Along with their dancing skills, ECD also designs and creates all of their own costumes. According to Valdez, the costumes are created by the club’s “garb specialists.”

“The [garb specialists] do extensive research to figure out what kind of textiles and colors we can incorporate into our performances. That way we can provide the most entertaining and educational performances possible. These specialists usually double as skilled designers, so they generously help the rest of us who aren’t nearly as skilled as they are,” she said.

Even with all the dancing and costume-making, it is the sense of community and family that the members of ECD really love about the club. Their practices, which consist of dancing to music played by members on instruments such as the flute and violin, are always accompanied with sounds of laughter and chatter as the group revels in getting a complicated dance right. Valdez said this is something the group prides itself in.

“One of the signature hallmarks of our organization is that it provides an outlet for our group’s propensity to be silly and spontaneous. At times, rehearsing a single dance ends up being a comedic affair. “

Williams likewise considers the club to be a family to her, and it is with them that she shared one of her best memories.

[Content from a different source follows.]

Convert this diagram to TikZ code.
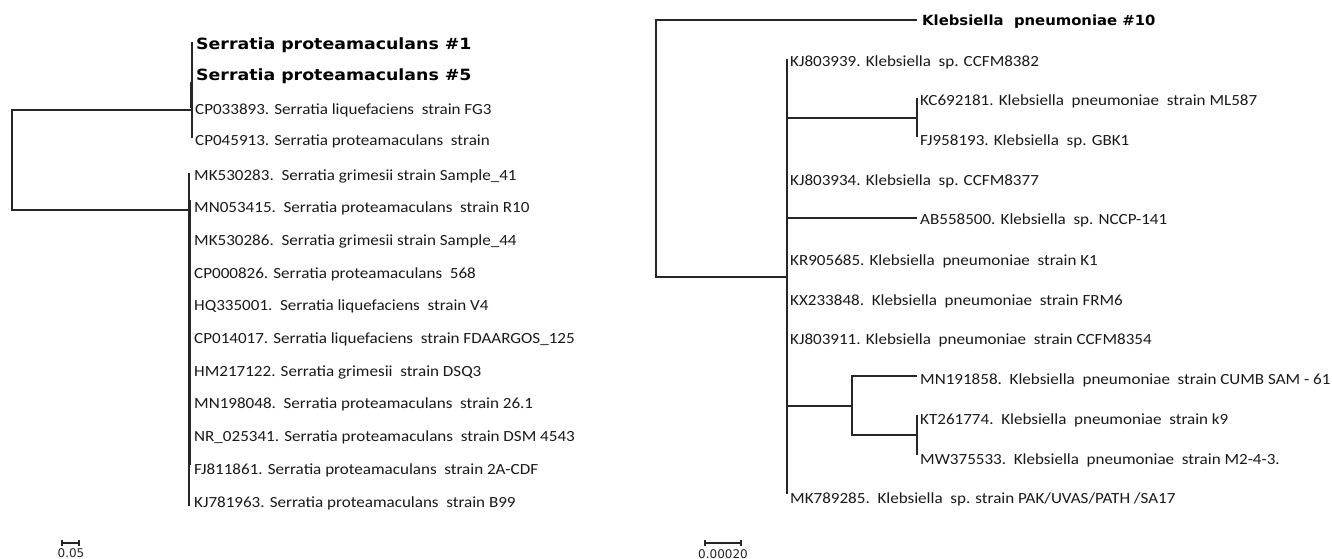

“One practice my boyfriend arranged for us to do my favorite dance and at the end of the dance, he dropped to one knee and proposed. He managed to get the word out to many of the group other than me, so friends who can’t always make practice were there.  It was perfect.  Of course I said yes.”

The English Country Dance Club always welcomes new members. Practices this quarter are every Thursday from 6:30 to 9 p.m., in 102 Hutchison.